Cet été, en vacances en camping avec ses grands-parents, Anton vit une aventure courageuse qu’il entreprend de raconter : il se jette à l’eau !

Milena Baisch, autrice berlinoise de livres, de pièces de théâtre et de scénarios pour enfants a remporté le prestigieux « Deutschen Jugendliteraturpreis» en 2011 pour ce titre. Elle est dès lors traduite pour la première fois en français. De l’humour et des réflexions cinglantes d’Anton résulte un roman frais et ensoleillé comme des vacances au bord d’un lac. Derrière une carapace d’autodérision se cache un petit garçon qui cherche à apprivoiser ses faiblesses. Qu’il est compliqué d’avouer ses peurs lorsqu’on veut affirmer son identité masculine ! L’imagination peut être une fuite nécessaire, elle permet de se rêver aussi fort qu’on le désire. Auprès d’un alevin de perche, pêché dans le lac, Anton trouve un confident plus vulnérable que lui mais destiné à devenir un grand prédateur. Un récit de  vacances pétillant qui aborde, aussi tendrement que pudiquement, les inquiétudes d’un enfant qui grandit : ses difficultés à communiquer et à gérer sa colère, sa peur de ne pas être reconnu et accepté par ses pairs.
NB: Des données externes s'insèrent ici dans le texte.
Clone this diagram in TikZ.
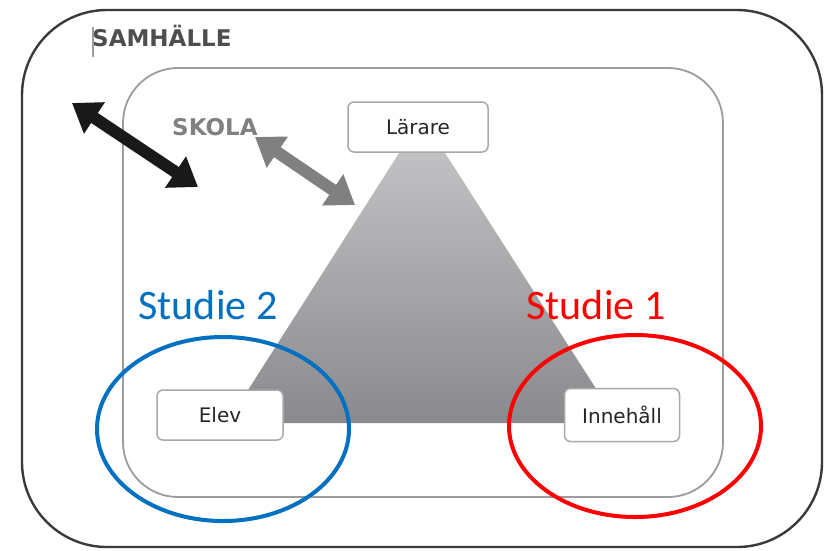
\documentclass[tikz,border=0pt]{standalone}
\usepackage{fontspec}
\setmainfont{Carlito}
\newfontfamily\boxfont{DejaVu Sans}
\usetikzlibrary{arrows.meta}

\definecolor{framegray}{HTML}{3A3A3A}
\definecolor{skolagray}{HTML}{9C9C9C}
\definecolor{boxgray}{HTML}{A8A8A8}
\definecolor{toptri}{HTML}{C8C8CA}
\definecolor{bottri}{HTML}{8A8A8E}
\definecolor{studieblue}{HTML}{0070C0}
\definecolor{studiered}{HTML}{FF0000}

\begin{document}
\begin{tikzpicture}[x=1pt,y=-1pt,
    rolebox/.style={draw=boxgray,line width=1.5pt,fill=white,rounded corners=6pt,
      minimum width=#1,minimum height=50pt,inner sep=0pt,font=\boxfont\fontsize{20}{20}\selectfont,text=black!85},
    bigarrow/.style={line width=12pt,{Triangle[width=36pt,length=27pt]}-{Triangle[width=36pt,length=27pt]}},
    headtext/.style={anchor=west,inner sep=0pt,font=\boxfont\bfseries\fontsize{23}{23}\selectfont},
    studietext/.style={font=\fontsize{42}{42}\selectfont,inner sep=0pt},
    studiering/.style={line width=4pt}]
  \useasboundingbox (0,0) rectangle (829,550);
  % samhalle and skola frames
  \draw[framegray,line width=2.4pt,rounded corners=85pt] (22,10) rectangle (822,547);
  \draw[skolagray,line width=1.8pt,rounded corners=55pt] (123,68) rectangle (723,497);
  % triangle
  \shade[top color=toptri,bottom color=bottri] (422,117) -- (227,423) -- (618,423) -- cycle;
  % three boxes
  \node[rolebox=140pt] (larare) at (418,127) {Lärare};
  \node[rolebox=126pt] (elev) at (220,415) {Elev};
  \node[rolebox=115pt,minimum height=53pt] (innehall) at (622,415) {Innehåll};
  % labels
  \node[headtext,text=framegray!90] (samhalle) at (92,36) {SAMHÄLLE};
  \draw[skolagray,line width=1.2pt] (93,27) -- (93,57);
  \node[headtext,text=gray] (skola) at (172,127) {SKOLA};
  % two arrows
  \coordinate (samA) at (72,103);
  \coordinate (samB) at (198,187);
  \coordinate (skoA) at (255,137);
  \coordinate (skoB) at (355,205);
  \draw[bigarrow,black!90] (samA) -- (samB);
  \draw[bigarrow,gray] (skoA) -- (skoB);
  % studies
  \node[studietext,text=studieblue] (studie2) at (208,305) {Studie 2};
  \node[studietext,text=studiered] (studie1) at (596,305) {Studie 1};
  \draw[studiering,studieblue] (223,429) ellipse [x radius=126pt,y radius=92pt];
  \draw[studiering,studiered] (635,426) ellipse [x radius=126pt,y radius=91pt];
\end{tikzpicture}
\end{document}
Un texte court et facile à lire, résolument optimiste, qui se termine par le cri de liberté gorgé de joie d’Anton, vainqueur de ses angoisses : Carrrraaamba !

Vanessa Léva

Bonnets rouges et bonnets blancs : un conte guadeloupéen (Marie-Galante) / Praline Gay-Para ; ill. Rémi Saillard – Didier Jeunesse, 2014 – (Contes du monde)

Voilà un album dont le contenu tout entier est subtilement condensé dans sa couverture : un univers forestier au feuillage foisonnant, à la fois sombre et lumineux ; un monstre cornu effrayant, la gueule ouverte, toutes dents dehors ; quatre enfants minuscules essayant d’échapper à un double danger (la forêt menaçante et la bouche immense) ; un titre bicolore détournant joyeusement la locution un brin moqueuse « bonnet blanc et blanc bonnet. »

L’histoire, violente et cruelle, raconte de manière savoureuse le conte merveilleux bien connu du Petit Poucet, adapté d’une version venue de l’île Marie-Galante en Guadeloupe. SI le propos et la trame sont similaires (des enfants abandonnés dans la forêt trouvent salut et prospérité grâce à la malice et au courage du plus jeune), les différences avec le conte de Perrault sont notables : ici les frères sont quatre (au lieu de sept) ; la mère est seule et a recours au jeu pour perdre ses enfants dans les bois ; l’ogre est remplacé par Compère Diable ; des péripéties sont ajoutées à l’intrigue ; à la fin, Quatavoune et ses frères ne vont pas retrouver leur mère mais partagent leur bonne fortune avec toute la communauté de l’île. La conteuse ajoute aussi une dimension comique jubilatoire.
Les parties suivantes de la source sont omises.